Luc Besson : Il y a en fait un peu plus de 110 000 assignations en résiliation de bail par an. La simple assignation fait qu’un certain nombre de locataires se mettent en ordre, et on se retrouve en fait avec 88 000 cas véritables où il y a effectivement résiliation du bail, et 48 000 – à peu près – commandements à quitter les lieux. Ces 48 000 commandements à quitter les lieux se traduisent en quelque 32 000 demandes du concours de la force publique ; les préfets en accordent 14-15 000 et effectivement, il y a 5 000 environ, en moyenne annuelle, interventions effectives des forces publiques.
France 2 : Est-ce que ce dispositif sera mis en place avant la date du 15 mars ? C’est trop tôt ?
Luc Besson : Le dispositif est déjà, dans son principe, dans la loi, quelque part pris en compte. Je verrai les préfets dès le mois prochain pour que nous ajustions les modalités pratiques de la mise en œuvre de la circulaire qui leur a été adressée.

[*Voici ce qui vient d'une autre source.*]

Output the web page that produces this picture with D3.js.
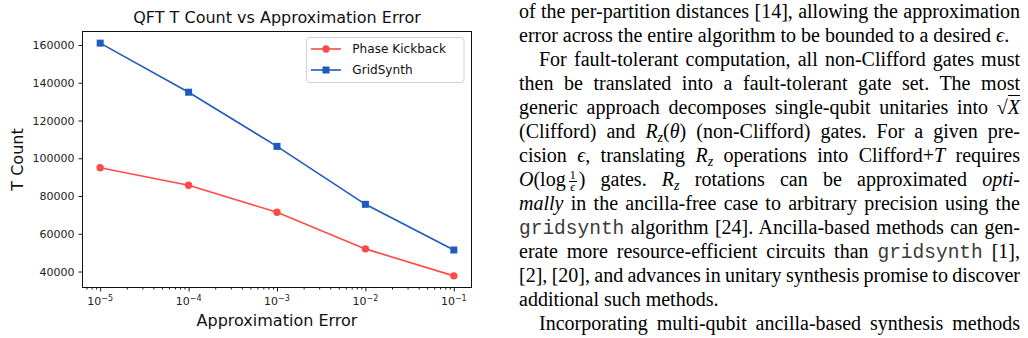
<!DOCTYPE html>
<html><head><meta charset="utf-8">
<script src="https://cdn.jsdelivr.net/npm/d3@7"></script>
<style>
html,body{margin:0;padding:0;background:#fff;}
body{width:1028px;height:338px;overflow:hidden;position:relative;}
svg{position:absolute;left:0;top:0;}
.ln{position:absolute;white-space:nowrap;font-family:"Liberation Serif","Times New Roman",serif;font-size:20px;line-height:24px;color:#000;}
.tt{font-family:"Liberation Mono",monospace;color:#3a3a3a;font-size:19.5px;}
.sub{font-size:14px;vertical-align:-4px;line-height:0;}
.frac{display:inline-block;vertical-align:-5px;text-align:center;font-size:12px;line-height:11px;margin:0 2px 0 3px;}
.frac .num{display:block;border-bottom:1px solid #000;padding:0 1px;}
.frac .den{display:block;}
.ov{border-top:1px solid #000;}
</style></head><body>
<script>
// ---- chart data ----
const errors = [1e-5, 1e-4, 1e-3, 1e-2, 1e-1];
const phaseKickback = [95000, 85700, 71400, 52000, 37700];
const gridSynth = [161000, 135000, 106300, 75600, 51400];
const yTicks = [40000, 60000, 80000, 100000, 120000, 140000, 160000];
const xTicks = [1e-5, 1e-4, 1e-3, 1e-2, 1e-1];
const xTickExps = [-5, -4, -3, -2, -1];
const seriesNames = ["Phase Kickback", "GridSynth"];
const seriesColors = ["#ff4a4a", "#1f5bbd"];
const chartTitle = "QFT T Count vs Approximation Error";
const xLabel = "Approximation Error";
const yLabel = "T Count";

// ---- page text ----
const textLines = [
 {x:519, j:true,  html:'of the per-partition distances [14], allowing the approximation'},
 {x:519, j:false, html:'error across the entire algorithm to be bounded to a desired <i>ϵ</i>.'},
 {x:539, j:true,  html:'For fault-tolerant computation, all non-Clifford gates must'},
 {x:519, j:true,  html:'then be translated into a fault-tolerant gate set. The most'},
 {x:519, j:true,  html:'generic approach decomposes single-qubit unitaries into √<span class="ov"><i>X</i></span>'},
 {x:519, j:true,  html:'(Clifford) and <i>R</i><span class="sub"><i>z</i></span>(<i>θ</i>) (non-Clifford) gates. For a given pre-'},
 {x:519, j:true,  html:'cision <i>ϵ</i>, translating <i>R</i><span class="sub"><i>z</i></span> operations into Clifford+<i>T</i> requires'},
 {x:519, j:true,  html:'<i>O</i>(log<span class="frac"><span class="num">1</span><span class="den"><i>ϵ</i></span></span>) gates. <i>R</i><span class="sub"><i>z</i></span> rotations can be approximated <i>opti-</i>'},
 {x:519, j:true,  html:'<i>mally</i> in the ancilla-free case to arbitrary precision using the'},
 {x:519, j:true,  html:'<span class="tt">gridsynth</span> algorithm [24]. Ancilla-based methods can gen-'},
 {x:519, j:true,  html:'erate more resource-efficient circuits than <span class="tt">gridsynth</span> [1],'},
 {x:519, j:true,  html:'[2], [20], and advances in unitary synthesis promise to discover'},
 {x:519, j:false, html:'additional such methods.'},
 {x:539, j:true,  html:'Incorporating multi-qubit ancilla-based synthesis methods'}
];

const W = 1028, H = 338;
const M = {left: 82.5, right: 471.5, top: 31.5, bottom: 287.5};
const font = "DejaVu Sans";
const svg = d3.select("body").append("svg").attr("width", W).attr("height", H);

const lx0 = Math.log10(d3.min(errors)), lx1 = Math.log10(d3.max(errors));
const px = (lx1 - lx0) * 0.05;
const x = d3.scaleLog().domain([10 ** (lx0 - px), 10 ** (lx1 + px)]).range([M.left, M.right]);
const allY = phaseKickback.concat(gridSynth);
const y0 = d3.min(allY), y1 = d3.max(allY), py = (y1 - y0) * 0.05;
const y = d3.scaleLinear().domain([y0 - py, y1 + py]).range([M.bottom, M.top]);

// x axis major + minor ticks
const minor = x.ticks().filter(v => !xTicks.some(t => Math.abs(t - v) / t < 1e-6));
const gx = svg.append("g").attr("transform", `translate(0,${M.bottom})`)
  .call(d3.axisBottom(x).tickValues(xTicks).tickSize(4).tickFormat(""));
gx.select(".domain").remove();
const gxm = svg.append("g").attr("transform", `translate(0,${M.bottom})`)
  .call(d3.axisBottom(x).tickValues(minor).tickSize(2).tickFormat(""));
gxm.select(".domain").remove();
svg.selectAll(".tick line").attr("stroke", "#000").attr("stroke-width", 0.9);

svg.append("g").selectAll("text").data(xTicks).join("text")
  .attr("x", d => x(d)).attr("y", 305).attr("text-anchor", "middle")
  .attr("font-family", font).attr("font-size", 11).attr("fill", "#222")
  .each(function (d, i) {
    const t = d3.select(this);
    t.append("tspan").text("10");
    t.append("tspan").attr("dy", -4.5).attr("font-size", 8).text("\u2212" + Math.abs(xTickExps[i]));
  });

// y axis
const gy = svg.append("g").attr("transform", `translate(${M.left},0)`)
  .call(d3.axisLeft(y).tickValues(yTicks).tickSize(4).tickPadding(4).tickFormat(d3.format("d")));
gy.select(".domain").remove();
gy.selectAll(".tick line").attr("stroke", "#000").attr("stroke-width", 0.9);
gy.selectAll(".tick text").attr("font-family", font).attr("font-size", 11).attr("fill", "#222");

// spines
svg.append("rect").attr("x", M.left).attr("y", M.top)
  .attr("width", M.right - M.left).attr("height", M.bottom - M.top)
  .attr("fill", "none").attr("stroke", "#111").attr("stroke-width", 1);

// lines
const series = [phaseKickback, gridSynth];
const line = d3.line().x((d, i) => x(errors[i])).y(d => y(d));
series.forEach((s, k) => {
  svg.append("path").datum(s).attr("d", line).attr("fill", "none")
    .attr("stroke", seriesColors[k]).attr("stroke-width", 1.6);
});
svg.append("g").selectAll("circle").data(phaseKickback).join("circle")
  .attr("cx", (d, i) => x(errors[i])).attr("cy", d => y(d)).attr("r", 3.7)
  .attr("fill", seriesColors[0]);
svg.append("g").selectAll("rect").data(gridSynth).join("rect")
  .attr("x", (d, i) => x(errors[i]) - 3.5).attr("y", d => y(d) - 3.5)
  .attr("width", 7).attr("height", 7).attr("fill", seriesColors[1]);

// title & labels
svg.append("text").attr("x", (M.left + M.right) / 2).attr("y", 23).attr("text-anchor", "middle")
  .attr("font-family", font).attr("font-size", 16).attr("fill", "#111").text(chartTitle);
svg.append("text").attr("x", (M.left + M.right) / 2).attr("y", 325.5).attr("text-anchor", "middle")
  .attr("font-family", font).attr("font-size", 16).attr("fill", "#111").text(xLabel);
svg.append("text").attr("transform", `translate(22.5,${(M.top + M.bottom) / 2}) rotate(-90)`)
  .attr("text-anchor", "middle").attr("font-family", font).attr("font-size", 16)
  .attr("fill", "#111").text(yLabel);

// legend
const lg = svg.append("g");
lg.append("rect").attr("x", 306.5).attr("y", 37.5).attr("width", 157.5).attr("height", 45)
  .attr("rx", 3).attr("fill", "#fff").attr("fill-opacity", 0.8).attr("stroke", "#d3d3d3");
const rowY = [49, 70];
seriesNames.forEach((n, k) => {
  lg.append("line").attr("x1", 311).attr("x2", 341).attr("y1", rowY[k]).attr("y2", rowY[k])
    .attr("stroke", seriesColors[k]).attr("stroke-width", 1.6);
  if (k === 0) lg.append("circle").attr("cx", 326).attr("cy", rowY[k]).attr("r", 3.7).attr("fill", seriesColors[k]);
  else lg.append("rect").attr("x", 322.5).attr("y", rowY[k] - 3.5).attr("width", 7).attr("height", 7).attr("fill", seriesColors[k]);
  lg.append("text").attr("x", 352.3).attr("y", rowY[k] + 4.3).attr("font-family", font)
    .attr("font-size", 12.1).attr("fill", "#111").text(n);
});

// text column
const right = 1020;
d3.select("body").selectAll("div.ln").data(textLines).join("div")
  .attr("class", "ln")
  .style("left", d => d.x + "px").style("top", "0px")
  .html(d => d.html + '<span class="bl" style="display:inline-block;width:0;height:0;vertical-align:baseline"></span>')
  .each(function (d, i) {
    const el = this;
    if (d.j) {
      const w = el.getBoundingClientRect().width;
      const n = (el.textContent.match(/ /g) || []).length;
      if (n > 0) el.style.wordSpacing = ((right - d.x - w) / n) + "px";
    }
    const bl = el.querySelector(".bl");
    const off = bl.getBoundingClientRect().top - el.getBoundingClientRect().top;
    el.style.top = (18 + 24 * i - off) + "px";
    el.style.height = "24px";
  });
</script>
</body></html>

France 2 : Deux questions sur les logements vacants. La taxe sur les logements vacants, est-ce que ça fonctionne ? Est-ce qu’elle produit ses effets ? Et deuxièmement, la réquisition : on en reparle beaucoup, sur les logements vides. Il y a un nouveau texte ? Est-ce que, là encore, on va y recourir ?

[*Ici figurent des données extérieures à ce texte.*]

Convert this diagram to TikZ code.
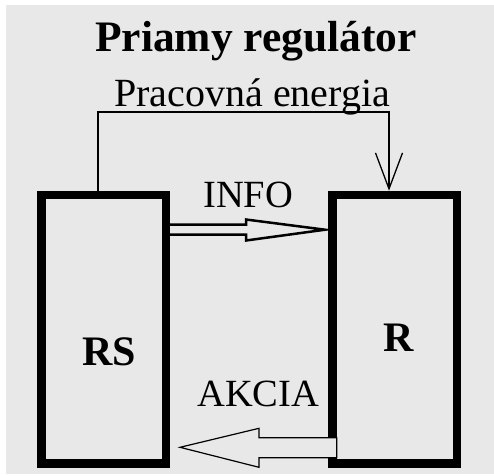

Luc Besson : Vous me faites parler là de tous les aspects un petit peu désagréables du secteur dont j’ai la charge ; j’en ai d’autres qui sont effectivement plus heureux. La vacance, c’est un vrai problème contemporain. Quand nous avions une crise du logement en 1954, nous manquions de logements. Aujourd’hui, il y a des situations critiques, mais plus de deux millions de logements déclarés vacants, dont sans doute quelques centaines de milliers récupérables. Donc dans les agglomérations de plus de 200 000 habitants où il y a une vacance à deux chiffres – c’est-à-dire 11,12 % – il y a effectivement la taxe sur la vacance, là où il y a de longues files d’attente. Ça a démarré au 1er janvier ; on en escompte une prise de conscience.

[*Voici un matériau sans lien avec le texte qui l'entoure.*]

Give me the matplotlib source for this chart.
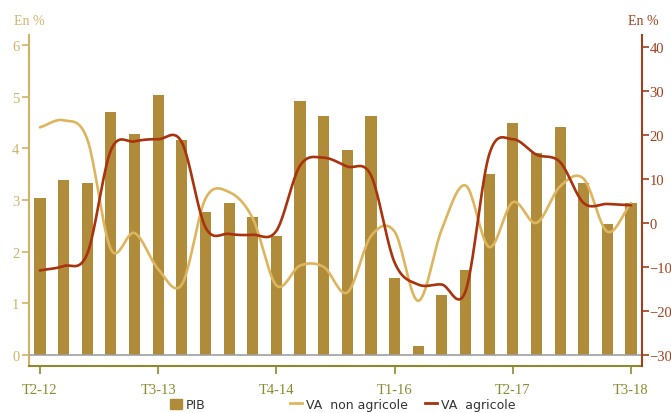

France 2 : Et la réquisition ?
Luc Besson : La réquisition, il y avait l’ordonnance de 45, un peu bête et méchante, brutale, peu utilisée, très peu utilisée. Il ne s’agit pas de réquisitionner des particuliers, même pas des SCI familiales…
France 2 : Il ne faut pas traumatiser non plus les propriétaires.
Luc Besson : Uniquement des institutionnels.
France 2 : Toute dernière question : un peu de prospective sur le logement. On dit : quand le bâtiment va, tout va. Est-ce que ça va mieux ? Est-ce que la crise du logement est passée ?
Luc Besson : Je suis heureux de cette question ! Oui, la crise la plus aiguë est dernière nous. La situation de l’emploi dans le bâtiment s’est stabilisée au cours de l’été 98. En 99, les professionnels attendent 10 000 créations d’emplois : ce serait l’illustration de ce que les préoccupations sociales, qui sont à prendre dans ce secteur fondamental pour la vie des gens, sont compatibles aussi avec l’efficacité économique que l’on peut souhaiter. On pourrait ne pas être loin des 300 000 logements par an au lieu de 270 000.